K-12 data analytics improves student performance by surfacing the early signals that lead to faster, more targeted interventions. It improves decision-making by giving leaders the live, integrated picture they need to act with confidence. And it makes schools more proactive — replacing the cycle of “wait, then react” with “see, then act.” Districts that invest in centralized analytics, train their people to use it, and focus relentlessly on actionable insights consistently outperform those that don’t. Better data really does equal better decisions, and better decisions lead to better outcomes for every student.

Frequently Asked Questions

What is the main goal of K-12 data analytics?

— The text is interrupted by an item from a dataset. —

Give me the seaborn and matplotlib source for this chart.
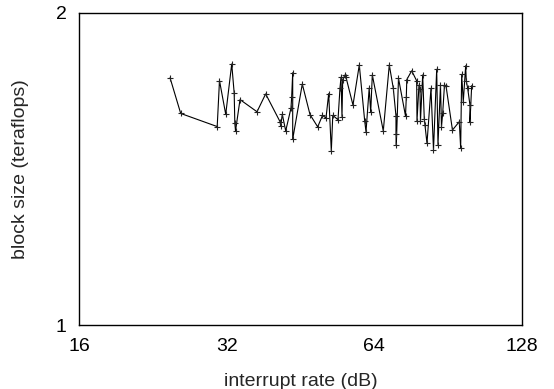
import matplotlib
matplotlib.use('Agg')
import matplotlib.pyplot as plt
import pandas as pd
import seaborn as sns

# values
interrupt_rate = [24.53, 25.79, 30.61, 30.94, 31.86, 32.77, 33.15, 33.25, 33.36, 34.07,
                  36.90, 38.43, 41.11, 41.24, 41.55, 42.22, 43.28, 43.42, 43.63, 43.63,
                  45.64, 47.32, 49.06, 50.18, 51.01, 51.66, 52.30, 52.66, 53.97, 54.47,
                  54.73, 54.99, 55.17, 55.77, 56.03, 57.90, 59.64, 61.17, 61.55, 62.48,
                  62.92, 63.40, 66.75, 68.66, 69.96, 70.85, 70.85, 70.96, 71.69, 74.09,
                  74.37, 74.54, 76.28, 78.08, 78.19, 78.93, 79.30, 79.48, 80.31, 80.91,
                  81.18, 81.95, 83.50, 84.49, 85.77, 86.29, 87.31, 87.72, 88.22, 88.96,
                  89.59, 92.36, 95.37, 95.99, 96.44, 97.17, 98.27, 98.55, 99.20, 100.27,
                  100.27, 101.08]
block_size = [1.732, 1.600, 1.554, 1.721, 1.597, 1.786, 1.674, 1.566, 1.539, 1.650,
              1.606, 1.671, 1.571, 1.556, 1.597, 1.539, 1.619, 1.660, 1.751, 1.511,
              1.708, 1.596, 1.553, 1.593, 1.584, 1.672, 1.471, 1.593, 1.578, 1.692,
              1.734, 1.589, 1.725, 1.743, 1.734, 1.630, 1.782, 1.574, 1.536, 1.693,
              1.604, 1.743, 1.539, 1.782, 1.692, 1.591, 1.529, 1.492, 1.730, 1.591,
              1.660, 1.725, 1.759, 1.720, 1.573, 1.704, 1.691, 1.573, 1.743, 1.582,
              1.559, 1.497, 1.692, 1.475, 1.765, 1.493, 1.704, 1.553, 1.601, 1.704,
              1.702, 1.542, 1.571, 1.481, 1.745, 1.642, 1.779, 1.720, 1.692, 1.630,
              1.569, 1.702]

x_ticks = [16, 32, 64, 128]
y_ticks = [1, 2]

df = pd.DataFrame({'rate': interrupt_rate, 'size': block_size})

sns.set_style('white')
plt.rcParams['font.family'] = ['Liberation Sans', 'DejaVu Sans']

fig = plt.figure(figsize=(5.54, 3.89), dpi=100)
ax = fig.add_axes([0.1426, 0.1645, 0.7996, 0.8021])

sns.lineplot(data=df, x='rate', y='size', sort=False, estimator=None, ax=ax,
             color='black', linewidth=0.8, marker='+', markersize=5,
             markeredgewidth=0.8, markeredgecolor='#222222')

ax.set_xscale('log', base=2)
ax.set_yscale('log', base=2)
ax.set_xlim(16, 128)
ax.set_ylim(1, 2)
ax.set_xticks(x_ticks)
ax.set_xticklabels([str(t) for t in x_ticks])
ax.set_yticks(y_ticks)
ax.set_yticklabels([str(t) for t in y_ticks])
ax.minorticks_off()
ax.tick_params(length=0, labelsize=14, colors='black')
ax.tick_params(axis='x', pad=9)
ax.tick_params(axis='y', pad=9)

for s in ax.spines.values():
    s.set_color('black')
    s.set_linewidth(1.0)

ax.set_xlabel('interrupt rate (dB)', fontsize=14, labelpad=13)
ax.set_ylabel('block size (teraflops)', fontsize=14, labelpad=19)

fig.savefig('out.png', dpi=100)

The main goal is to convert scattered student data into actionable insights that improve student performance and inform decision-making. In practice, this means identifying at-risk students earlier, personalizing instruction, allocating resources where they matter most, and giving leaders a real-time view of the entire district.
How do schools collect student performance data?
Schools collect student performance data through assessments (formative, benchmark, and state), classroom grades, attendance systems, behavior logs, and learning management system activity. The most effective approach connects all of these into a single analytics platform so the data is comparable, current, and easy to act on.
How does data analytics support school leadership?
Data analytics gives leaders a real-time, integrated view of the district — enabling faster decisions on resource allocation, strategic planning, intervention rollouts, and equity initiatives. It also surfaces long-term trends and predictive signals that aren’t visible in any single report.